Tuesday, November 11, 2008
Let's Keep Iraq out of Remembrance Day
I was watching the Remembrance Day commemorations on television today with my father, who served in the army, when I heard something that neither of us much liked. The presenter Alistair Stewart said that while Remembrance Day was originally about remembering those who died in The Great War, and then World War Two, it's now about remembering other conflicts in which British forces were involved, including Iraq.
If that is indeed the case, then it's wrong.
Remembrance Day should only be about the two World Wars.

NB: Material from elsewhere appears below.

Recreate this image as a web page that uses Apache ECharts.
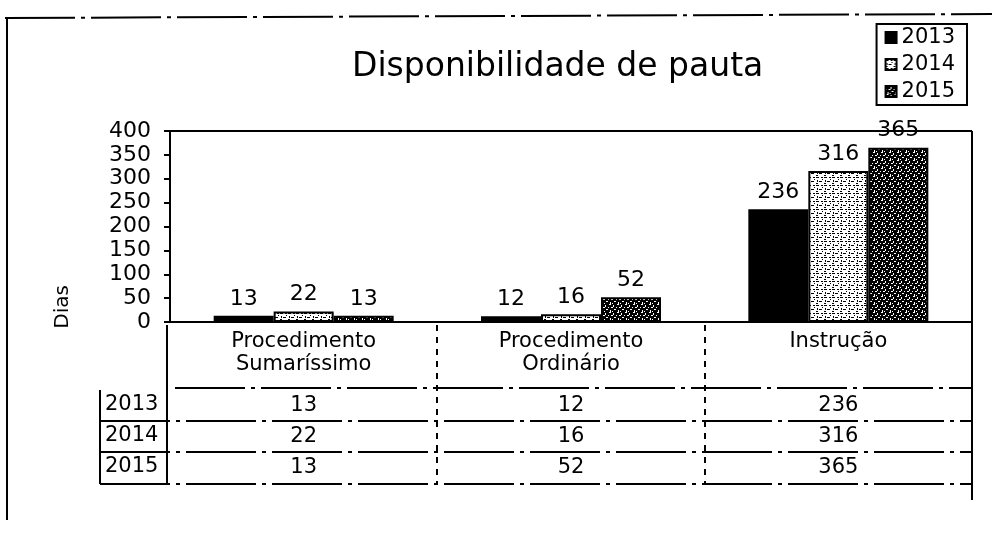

In neither the First, nor the Second World War, was Britain the aggressor. In Iraq, it was (alongside the US). While in the Second World War, Britain's role in helping to defeat Nazi aggression, was an honourable one, in Iraq it was not. A largely defenceless country, which posed Britain no threat, was attacked on the basis of a colossal lie. The Iraq war, together with the earlier, equally unlawful- and equally deceitful aggression against Yugoslavia in 1999, was a dark moment in Britain's history. It was a shameful episode, and those who planned and orchestrated it should, if there was any justice in this world, be behind bars. The Nuremburg judgement after all, held that the greatest of all crimes was to launch a war of aggression.
So let's wear our poppies today and remember those brave soldiers who gave their lives in two world wars. But let's make sure that any attempts to 'normalise' the Iraq war and put it on a par with World War Two are resisted.